>> START Exercise data
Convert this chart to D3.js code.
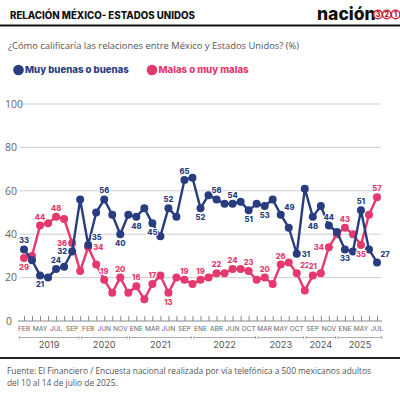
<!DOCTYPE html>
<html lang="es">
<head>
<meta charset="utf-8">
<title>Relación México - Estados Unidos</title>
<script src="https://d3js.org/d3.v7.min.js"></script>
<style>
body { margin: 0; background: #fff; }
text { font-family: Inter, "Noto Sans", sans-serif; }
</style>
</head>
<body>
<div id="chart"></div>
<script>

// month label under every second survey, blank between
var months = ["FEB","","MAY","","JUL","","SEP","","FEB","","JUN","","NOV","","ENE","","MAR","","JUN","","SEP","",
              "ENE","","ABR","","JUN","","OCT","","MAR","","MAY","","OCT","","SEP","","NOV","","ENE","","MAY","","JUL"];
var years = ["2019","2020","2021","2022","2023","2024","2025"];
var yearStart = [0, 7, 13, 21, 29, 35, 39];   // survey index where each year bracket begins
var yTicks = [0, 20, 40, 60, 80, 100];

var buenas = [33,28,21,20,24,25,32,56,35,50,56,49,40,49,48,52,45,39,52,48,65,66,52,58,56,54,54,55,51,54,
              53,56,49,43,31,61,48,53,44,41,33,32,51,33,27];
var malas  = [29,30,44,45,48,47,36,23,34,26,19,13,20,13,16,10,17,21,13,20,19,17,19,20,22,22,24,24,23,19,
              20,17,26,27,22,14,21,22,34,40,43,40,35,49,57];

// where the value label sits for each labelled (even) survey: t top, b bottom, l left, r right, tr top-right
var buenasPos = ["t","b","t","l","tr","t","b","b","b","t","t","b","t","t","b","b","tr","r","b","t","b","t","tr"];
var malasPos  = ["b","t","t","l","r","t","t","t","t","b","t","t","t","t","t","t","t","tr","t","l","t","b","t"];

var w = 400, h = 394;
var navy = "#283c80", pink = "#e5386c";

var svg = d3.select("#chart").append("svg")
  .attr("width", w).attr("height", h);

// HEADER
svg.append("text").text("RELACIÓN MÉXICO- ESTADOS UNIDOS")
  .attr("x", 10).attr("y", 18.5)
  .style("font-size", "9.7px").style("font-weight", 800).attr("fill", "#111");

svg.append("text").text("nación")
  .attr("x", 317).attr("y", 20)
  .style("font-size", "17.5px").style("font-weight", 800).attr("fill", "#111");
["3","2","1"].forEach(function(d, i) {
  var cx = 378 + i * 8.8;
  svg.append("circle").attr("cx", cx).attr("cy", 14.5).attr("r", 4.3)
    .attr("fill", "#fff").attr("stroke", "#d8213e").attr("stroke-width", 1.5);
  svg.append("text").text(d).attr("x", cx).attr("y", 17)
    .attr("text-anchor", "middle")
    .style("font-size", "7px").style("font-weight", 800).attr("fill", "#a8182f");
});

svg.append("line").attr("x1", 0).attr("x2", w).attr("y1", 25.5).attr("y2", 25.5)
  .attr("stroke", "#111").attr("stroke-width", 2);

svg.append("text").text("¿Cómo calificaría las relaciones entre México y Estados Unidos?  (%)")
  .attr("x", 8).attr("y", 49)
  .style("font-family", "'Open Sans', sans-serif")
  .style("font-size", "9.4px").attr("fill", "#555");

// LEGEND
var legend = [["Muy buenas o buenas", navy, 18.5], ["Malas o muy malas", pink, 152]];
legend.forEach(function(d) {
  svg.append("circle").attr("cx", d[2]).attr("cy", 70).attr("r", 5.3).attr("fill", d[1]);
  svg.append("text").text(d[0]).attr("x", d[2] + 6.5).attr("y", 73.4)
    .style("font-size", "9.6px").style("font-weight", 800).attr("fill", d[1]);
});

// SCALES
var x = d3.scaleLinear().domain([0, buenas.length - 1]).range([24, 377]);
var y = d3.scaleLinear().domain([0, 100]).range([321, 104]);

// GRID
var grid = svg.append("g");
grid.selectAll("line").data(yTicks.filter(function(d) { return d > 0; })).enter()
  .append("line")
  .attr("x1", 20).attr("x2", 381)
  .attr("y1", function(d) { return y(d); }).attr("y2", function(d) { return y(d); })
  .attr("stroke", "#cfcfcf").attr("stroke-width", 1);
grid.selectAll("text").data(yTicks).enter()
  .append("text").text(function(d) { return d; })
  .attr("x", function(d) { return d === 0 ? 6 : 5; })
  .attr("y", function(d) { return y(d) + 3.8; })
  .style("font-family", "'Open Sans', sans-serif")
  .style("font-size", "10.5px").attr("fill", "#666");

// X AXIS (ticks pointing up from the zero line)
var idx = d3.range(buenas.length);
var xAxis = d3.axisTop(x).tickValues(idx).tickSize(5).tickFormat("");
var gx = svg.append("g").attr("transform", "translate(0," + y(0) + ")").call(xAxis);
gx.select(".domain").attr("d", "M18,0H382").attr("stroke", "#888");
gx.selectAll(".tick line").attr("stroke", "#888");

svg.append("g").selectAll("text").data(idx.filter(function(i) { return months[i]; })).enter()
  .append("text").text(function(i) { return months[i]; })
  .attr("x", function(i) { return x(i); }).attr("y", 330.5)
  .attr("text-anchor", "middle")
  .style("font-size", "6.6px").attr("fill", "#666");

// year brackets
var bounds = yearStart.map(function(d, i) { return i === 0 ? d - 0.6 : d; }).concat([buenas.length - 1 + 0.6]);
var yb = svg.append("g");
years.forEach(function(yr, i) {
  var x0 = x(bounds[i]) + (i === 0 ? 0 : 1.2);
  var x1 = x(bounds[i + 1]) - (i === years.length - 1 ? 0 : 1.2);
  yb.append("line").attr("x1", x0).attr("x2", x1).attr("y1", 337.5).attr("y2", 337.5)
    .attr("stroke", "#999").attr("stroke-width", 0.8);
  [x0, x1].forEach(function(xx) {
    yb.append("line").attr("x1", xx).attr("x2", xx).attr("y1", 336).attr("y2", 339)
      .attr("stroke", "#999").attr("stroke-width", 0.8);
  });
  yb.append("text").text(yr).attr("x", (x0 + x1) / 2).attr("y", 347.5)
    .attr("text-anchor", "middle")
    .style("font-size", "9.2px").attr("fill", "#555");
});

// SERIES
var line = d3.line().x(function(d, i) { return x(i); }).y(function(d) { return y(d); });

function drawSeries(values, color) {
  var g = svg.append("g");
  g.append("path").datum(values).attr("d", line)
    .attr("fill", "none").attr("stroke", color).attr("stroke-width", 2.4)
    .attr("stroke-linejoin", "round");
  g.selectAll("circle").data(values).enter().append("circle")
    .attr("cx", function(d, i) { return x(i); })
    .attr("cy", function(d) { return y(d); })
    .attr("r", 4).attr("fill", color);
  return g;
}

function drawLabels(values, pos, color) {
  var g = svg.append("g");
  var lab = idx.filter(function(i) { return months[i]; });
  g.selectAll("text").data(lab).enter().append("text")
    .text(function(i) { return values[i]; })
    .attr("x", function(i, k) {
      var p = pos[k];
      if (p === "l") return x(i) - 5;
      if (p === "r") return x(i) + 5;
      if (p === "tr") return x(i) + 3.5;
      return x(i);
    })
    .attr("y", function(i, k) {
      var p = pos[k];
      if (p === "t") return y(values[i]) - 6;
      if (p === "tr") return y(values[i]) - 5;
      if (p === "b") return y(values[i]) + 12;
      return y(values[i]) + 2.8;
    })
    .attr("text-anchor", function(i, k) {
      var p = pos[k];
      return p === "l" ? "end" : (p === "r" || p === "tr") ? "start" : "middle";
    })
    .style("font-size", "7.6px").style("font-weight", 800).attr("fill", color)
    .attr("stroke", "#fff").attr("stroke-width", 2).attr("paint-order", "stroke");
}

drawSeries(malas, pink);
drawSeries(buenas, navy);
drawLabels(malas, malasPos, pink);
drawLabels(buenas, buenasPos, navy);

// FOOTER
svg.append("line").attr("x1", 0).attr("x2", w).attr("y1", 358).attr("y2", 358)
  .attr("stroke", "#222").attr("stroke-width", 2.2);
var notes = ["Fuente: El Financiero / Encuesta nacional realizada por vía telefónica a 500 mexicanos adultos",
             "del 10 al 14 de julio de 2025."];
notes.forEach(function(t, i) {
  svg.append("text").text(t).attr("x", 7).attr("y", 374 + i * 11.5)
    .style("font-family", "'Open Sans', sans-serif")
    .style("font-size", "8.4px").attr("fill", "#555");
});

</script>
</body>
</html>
>> END Exercise data
>> START Exercise data
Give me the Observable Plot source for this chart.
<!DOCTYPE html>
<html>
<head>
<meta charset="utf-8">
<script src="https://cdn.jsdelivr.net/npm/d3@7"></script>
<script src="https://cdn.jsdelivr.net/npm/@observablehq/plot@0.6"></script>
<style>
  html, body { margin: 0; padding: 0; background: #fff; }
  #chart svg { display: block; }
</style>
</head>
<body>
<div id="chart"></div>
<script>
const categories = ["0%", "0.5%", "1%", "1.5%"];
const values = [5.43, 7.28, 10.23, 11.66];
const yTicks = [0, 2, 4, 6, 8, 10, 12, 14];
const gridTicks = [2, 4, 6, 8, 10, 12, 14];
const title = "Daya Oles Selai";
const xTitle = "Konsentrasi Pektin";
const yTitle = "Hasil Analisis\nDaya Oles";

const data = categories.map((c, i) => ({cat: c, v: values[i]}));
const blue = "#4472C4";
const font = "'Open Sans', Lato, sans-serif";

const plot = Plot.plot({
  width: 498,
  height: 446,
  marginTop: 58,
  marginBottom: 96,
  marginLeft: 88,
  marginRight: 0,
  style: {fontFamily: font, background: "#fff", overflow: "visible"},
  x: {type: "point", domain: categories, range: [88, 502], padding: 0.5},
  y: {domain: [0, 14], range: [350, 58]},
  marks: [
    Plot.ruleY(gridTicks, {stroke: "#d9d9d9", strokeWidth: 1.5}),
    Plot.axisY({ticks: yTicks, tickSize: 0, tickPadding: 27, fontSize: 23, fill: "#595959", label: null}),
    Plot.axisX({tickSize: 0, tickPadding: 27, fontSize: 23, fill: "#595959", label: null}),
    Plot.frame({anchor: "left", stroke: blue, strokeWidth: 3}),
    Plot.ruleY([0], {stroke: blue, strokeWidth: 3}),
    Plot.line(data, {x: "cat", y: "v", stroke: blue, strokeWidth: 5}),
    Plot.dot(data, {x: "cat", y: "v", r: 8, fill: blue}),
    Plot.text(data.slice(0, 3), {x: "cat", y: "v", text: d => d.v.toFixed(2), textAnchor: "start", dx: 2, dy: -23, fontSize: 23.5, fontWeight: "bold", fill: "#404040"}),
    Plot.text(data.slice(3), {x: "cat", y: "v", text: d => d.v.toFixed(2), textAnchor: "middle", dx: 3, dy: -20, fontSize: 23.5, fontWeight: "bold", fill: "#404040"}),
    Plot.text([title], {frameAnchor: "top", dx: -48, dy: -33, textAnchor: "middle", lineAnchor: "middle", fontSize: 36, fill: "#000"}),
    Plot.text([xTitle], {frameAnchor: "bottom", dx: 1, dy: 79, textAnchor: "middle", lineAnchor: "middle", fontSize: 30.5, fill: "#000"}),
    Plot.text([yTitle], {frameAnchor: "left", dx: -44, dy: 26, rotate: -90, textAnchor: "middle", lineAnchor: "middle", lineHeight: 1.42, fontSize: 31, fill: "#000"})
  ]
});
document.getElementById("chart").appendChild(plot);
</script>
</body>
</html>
>> END Exercise data
Instruction: Give the number of lines above that hold the word "chart", and nothing more.

Completed exercise: 7